Well, you guys have probably discussed this already so feel free to ignore the below.  I feel like rambling.  I'm having fun with this :)

I also realized that even though the compiler might not be able to supply line and file info for an allocation, the library can still do a stack trace and discover the name of the function that caused the allocation.  This does, of course, assume debugging info that allows stack tracing - something that already exists.

So perhaps the GC/Tango needs these things to pull it off:
- An allocation handler.
- A collection handler.  (partially done)
- A deletion handler.
- A copying handler, if the GC wants to do copying.  This will be necessary to persist origination info.
- Maybe a reallocation handler, or maybe this can be thought of as a kind of allocation.
- All handlers must disclose the address(es) involved.
- All handlers must disclose full runtime type information.
- Each type (allocation/collection/deletion/copying) of handler must handle ANY kind of heap activity, not just objects.  Specialized handlers may be built on top of that.
- A stack trace function.  Preferably it lets you select which frames you want to see.
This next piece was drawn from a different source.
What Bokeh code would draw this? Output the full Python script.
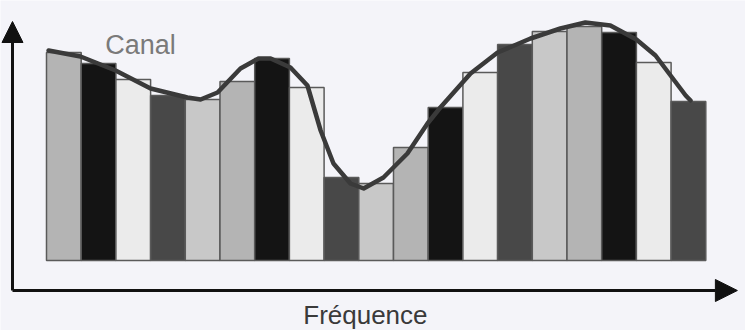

All of those are useful in general, but also just happen to be the right combination of stuff to implement a powerful gc profiler.  Now the profiler can be implemented in a separate module or somesuch.

The profiler can keep track of where each individual chunk of memory was allocated by means of an (associative?) array that maps addresses onto the function names that allocated them.  Then when a deletion/collection occurs, it can just look up the name of the function that caused the corresponding allocation.

I would love to even see just a stack trace function in Tango.  Even better if Exception calls it and dumps the thing to the console so I can know where I screwed up.
November 30, 2007
Chad J wrote:
> I would love to even see just a stack trace function in Tango.  Even better if Exception calls it and dumps the thing to the console so I can know where I screwed up.

There already is a stack trace "hook" in Tango. You can use Flectioned to get exception stack traces for it.